**Task description:**
Write the data out again exactly, dropping any images it holds.

**Recorded information:**
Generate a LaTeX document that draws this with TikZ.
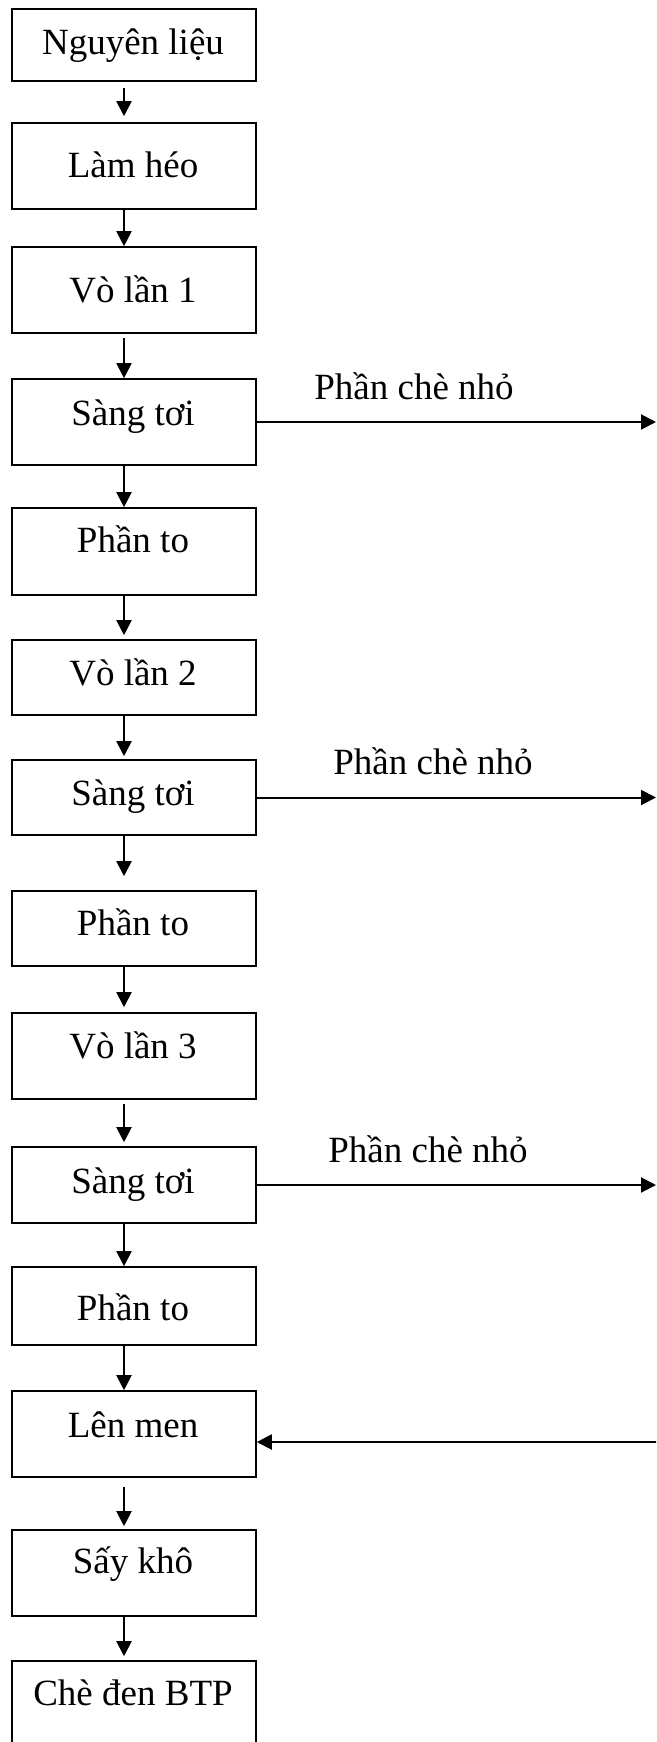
\documentclass[tikz,border=0pt]{standalone}
\usepackage{fontspec}
\setmainfont{Liberation Serif}
\usetikzlibrary{arrows.meta}
\begin{document}
\begin{tikzpicture}[x=1pt,y=-1pt,
  stepbox/.style={draw, line width=1.6pt, minimum width=244pt, inner sep=0pt},
  txt/.style={font=\fontsize{37}{44}\selectfont, anchor=base, inner sep=0pt},
  flow/.style={line width=2pt, -{Triangle[width=15pt,length=15pt]}},
]
\useasboundingbox (0,0) rectangle (656,1742);
\clip (0,0) rectangle (656,1742);

% process boxes
\node[stepbox, minimum height=72pt]  (b1)  at (134,45)     {};
\node[stepbox, minimum height=86pt]  (b2)  at (134,166)    {};
\node[stepbox, minimum height=86pt]  (b3)  at (134,290)    {};
\node[stepbox, minimum height=86pt]  (b4)  at (134,422)    {};
\node[stepbox, minimum height=87pt]  (b5)  at (134,551.5)  {};
\node[stepbox, minimum height=75pt]  (b6)  at (134,677.5)  {};
\node[stepbox, minimum height=75pt]  (b7)  at (134,797.5)  {};
\node[stepbox, minimum height=75pt]  (b8)  at (134,928.5)  {};
\node[stepbox, minimum height=86pt]  (b9)  at (134,1056)   {};
\node[stepbox, minimum height=76pt]  (b10) at (134,1185)   {};
\node[stepbox, minimum height=78pt]  (b11) at (134,1306)   {};
\node[stepbox, minimum height=86pt]  (b12) at (134,1434)   {};
\node[stepbox, minimum height=86pt]  (b13) at (134,1573)   {};
\node[stepbox, minimum height=119pt] (b14) at (134,1720.5) {};

% box texts
\node[txt] (t1)  at (133,55)   {Nguyên liệu};
\node[txt] (t2)  at (133,177)  {Làm héo};
\node[txt] (t3)  at (133,302)  {Vò lần 1};
\node[txt] (t4)  at (133,425)  {Sàng tơi};
\node[txt] (t5)  at (133,552)  {Phần to};
\node[txt] (t6)  at (133,685)  {Vò lần 2};
\node[txt] (t7)  at (133,805)  {Sàng tơi};
\node[txt] (t8)  at (133,935)  {Phần to};
\node[txt] (t9)  at (133,1058) {Vò lần 3};
\node[txt] (t10) at (133,1193) {Sàng tơi};
\node[txt] (t11) at (133,1320) {Phần to};
\node[txt] (t12) at (133,1437) {Lên men};
\node[txt] (t13) at (133,1573) {Sấy khô};
\node[txt] (t14) at (133,1705) {Chè đen BTP};

% vertical flow
\coordinate (ax) at (124,0);
\draw[flow, shorten <=6pt, shorten >=6pt] (b1.south -| ax) -- (b2.north -| ax);
\draw[flow] (b2.south -| ax) -- (b3.north -| ax);
\draw[flow, shorten <=4pt] (b3.south -| ax) -- (b4.north -| ax);
\draw[flow] (b4.south -| ax) -- (b5.north -| ax);
\draw[flow, shorten >=4pt] (b5.south -| ax) -- (b6.north -| ax);
\draw[flow, shorten >=3pt] (b6.south -| ax) -- (b7.north -| ax);
\draw[flow, shorten >=14pt] (b7.south -| ax) -- (b8.north -| ax);
\draw[flow, shorten >=5pt] (b8.south -| ax) -- (b9.north -| ax);
\draw[flow, shorten <=4pt, shorten >=4pt] (b9.south -| ax) -- (b10.north -| ax);
\draw[flow] (b10.south -| ax) -- (b11.north -| ax);
\draw[flow] (b11.south -| ax) -- (b12.north -| ax);
\draw[flow, shorten <=9pt, shorten >=3pt] (b12.south -| ax) -- (b13.north -| ax);
\draw[flow, shorten >=4pt] (b13.south -| ax) -- (b14.north -| ax);

% small tea fractions leaving the sieves
\coordinate (rx) at (656,0);
\draw[flow] (b4.east)  -- (b4.east -| rx);
\draw[flow] (b7.east)  -- (b7.east -| rx);
\draw[flow] (b10.east) -- (b10.east -| rx);
\node[txt] (s1) at (414,399)    {Phần chè nhỏ};
\node[txt] (s2) at (433,774.5)  {Phần chè nhỏ};
\node[txt] (s3) at (428,1162)   {Phần chè nhỏ};

% return line into fermentation
\coordinate (back) at (658,1442);
\draw[flow] (back) -- (back -| b12.east);
\end{tikzpicture}
\end{document}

**Result below:**
Generate a LaTeX document that draws this with TikZ.
\documentclass[tikz,border=0pt]{standalone}
\usepackage{fontspec}
\setmainfont{Liberation Serif}
\usetikzlibrary{arrows.meta}
\begin{document}
\begin{tikzpicture}[x=1pt,y=-1pt,
  stepbox/.style={draw, line width=1.6pt, minimum width=244pt, inner sep=0pt},
  txt/.style={font=\fontsize{37}{44}\selectfont, anchor=base, inner sep=0pt},
  flow/.style={line width=2pt, -{Triangle[width=15pt,length=15pt]}},
]
\useasboundingbox (0,0) rectangle (656,1742);
\clip (0,0) rectangle (656,1742);

% process boxes
\node[stepbox, minimum height=72pt]  (b1)  at (134,45)     {};
\node[stepbox, minimum height=86pt]  (b2)  at (134,166)    {};
\node[stepbox, minimum height=86pt]  (b3)  at (134,290)    {};
\node[stepbox, minimum height=86pt]  (b4)  at (134,422)    {};
\node[stepbox, minimum height=87pt]  (b5)  at (134,551.5)  {};
\node[stepbox, minimum height=75pt]  (b6)  at (134,677.5)  {};
\node[stepbox, minimum height=75pt]  (b7)  at (134,797.5)  {};
\node[stepbox, minimum height=75pt]  (b8)  at (134,928.5)  {};
\node[stepbox, minimum height=86pt]  (b9)  at (134,1056)   {};
\node[stepbox, minimum height=76pt]  (b10) at (134,1185)   {};
\node[stepbox, minimum height=78pt]  (b11) at (134,1306)   {};
\node[stepbox, minimum height=86pt]  (b12) at (134,1434)   {};
\node[stepbox, minimum height=86pt]  (b13) at (134,1573)   {};
\node[stepbox, minimum height=119pt] (b14) at (134,1720.5) {};

% box texts
\node[txt] (t1)  at (133,55)   {Nguyên liệu};
\node[txt] (t2)  at (133,177)  {Làm héo};
\node[txt] (t3)  at (133,302)  {Vò lần 1};
\node[txt] (t4)  at (133,425)  {Sàng tơi};
\node[txt] (t5)  at (133,552)  {Phần to};
\node[txt] (t6)  at (133,685)  {Vò lần 2};
\node[txt] (t7)  at (133,805)  {Sàng tơi};
\node[txt] (t8)  at (133,935)  {Phần to};
\node[txt] (t9)  at (133,1058) {Vò lần 3};
\node[txt] (t10) at (133,1193) {Sàng tơi};
\node[txt] (t11) at (133,1320) {Phần to};
\node[txt] (t12) at (133,1437) {Lên men};
\node[txt] (t13) at (133,1573) {Sấy khô};
\node[txt] (t14) at (133,1705) {Chè đen BTP};

% vertical flow
\coordinate (ax) at (124,0);
\draw[flow, shorten <=6pt, shorten >=6pt] (b1.south -| ax) -- (b2.north -| ax);
\draw[flow] (b2.south -| ax) -- (b3.north -| ax);
\draw[flow, shorten <=4pt] (b3.south -| ax) -- (b4.north -| ax);
\draw[flow] (b4.south -| ax) -- (b5.north -| ax);
\draw[flow, shorten >=4pt] (b5.south -| ax) -- (b6.north -| ax);
\draw[flow, shorten >=3pt] (b6.south -| ax) -- (b7.north -| ax);
\draw[flow, shorten >=14pt] (b7.south -| ax) -- (b8.north -| ax);
\draw[flow, shorten >=5pt] (b8.south -| ax) -- (b9.north -| ax);
\draw[flow, shorten <=4pt, shorten >=4pt] (b9.south -| ax) -- (b10.north -| ax);
\draw[flow] (b10.south -| ax) -- (b11.north -| ax);
\draw[flow] (b11.south -| ax) -- (b12.north -| ax);
\draw[flow, shorten <=9pt, shorten >=3pt] (b12.south -| ax) -- (b13.north -| ax);
\draw[flow, shorten >=4pt] (b13.south -| ax) -- (b14.north -| ax);

% small tea fractions leaving the sieves
\coordinate (rx) at (656,0);
\draw[flow] (b4.east)  -- (b4.east -| rx);
\draw[flow] (b7.east)  -- (b7.east -| rx);
\draw[flow] (b10.east) -- (b10.east -| rx);
\node[txt] (s1) at (414,399)    {Phần chè nhỏ};
\node[txt] (s2) at (433,774.5)  {Phần chè nhỏ};
\node[txt] (s3) at (428,1162)   {Phần chè nhỏ};

% return line into fermentation
\coordinate (back) at (658,1442);
\draw[flow] (back) -- (back -| b12.east);
\end{tikzpicture}
\end{document}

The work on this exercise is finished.